Children: by (1) Lillian (Simons), Archibald Hill, Charles Daniel, Amanda Pauline (Borders); by (2) Joseph, Margaret, Tyler, Malcolm; by (3) Jesse Beard
Occupation: Lawyer, judge, newspaper editor
Residence(s): Sylvan Grove and Ozark, Dale County, Alabama
Other: Representative in the Alabama General Assembly in 1870; State Senator 1872; Probate Judge of Dale County 1878; elected for the second district, 1884; elected judge of the third circuit, 1886. Alabama State Auditor 1880-1884, 1905-1907; 1901 appointed head of the Board of Convict Inspectors and became a trustee of the Alabama Polytechnic Institute.
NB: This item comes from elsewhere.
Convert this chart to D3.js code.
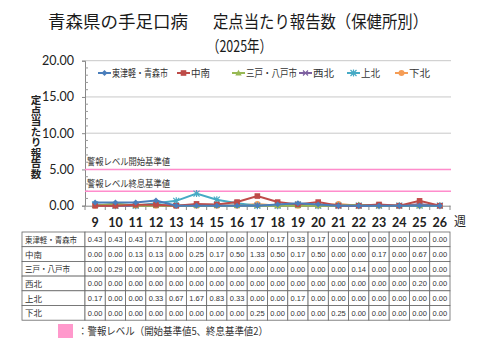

Editor of the Southern Star.
His son Archibald Hill Carmichael served as Speaker of the Alabama House of Representatives.
"He was an excellent soldier, present in every campaign and every battle in which the regiment was engaged until wounded at Sharpsburg, Maryland, September 17, 1862, by which he lost his right hand and was honorably discharged from the service in consequence.  ... After his discharge he went home to his young family and began anew the battle of life. He owned a little farm in the piney woods a few miles east of Newton. With his one hand he worked, made crops, supported his little family, and read law of nights by pine-knot fires for about two years, and then his father, who was Probate Judge of the county, took Jesse as a clerk in his office, where he became familiar with the forms and laws of procedure in that court. ... He is fanatically honest. The Judge is an excellent citizen, of the highest moral character and integrity. He bears his age well and looks to be at least a dozen years younger than he is. There is no better man or more useful citizen within the State. He is a thorough Democrat in politics and always manifests a deep concern in the well-being of the country and the happiness and prosperity of the people." (Oates, The War Between the Union and the Confederacy, Appendix A)
Photographs: (at right, Jesse & Mary Carmichael, Union Cemetery, Ozark;
Epitaph: "A brave Confederate soldier, a faithful public servant and cherished citizen, and an affectionate husband, father and friend has gone home."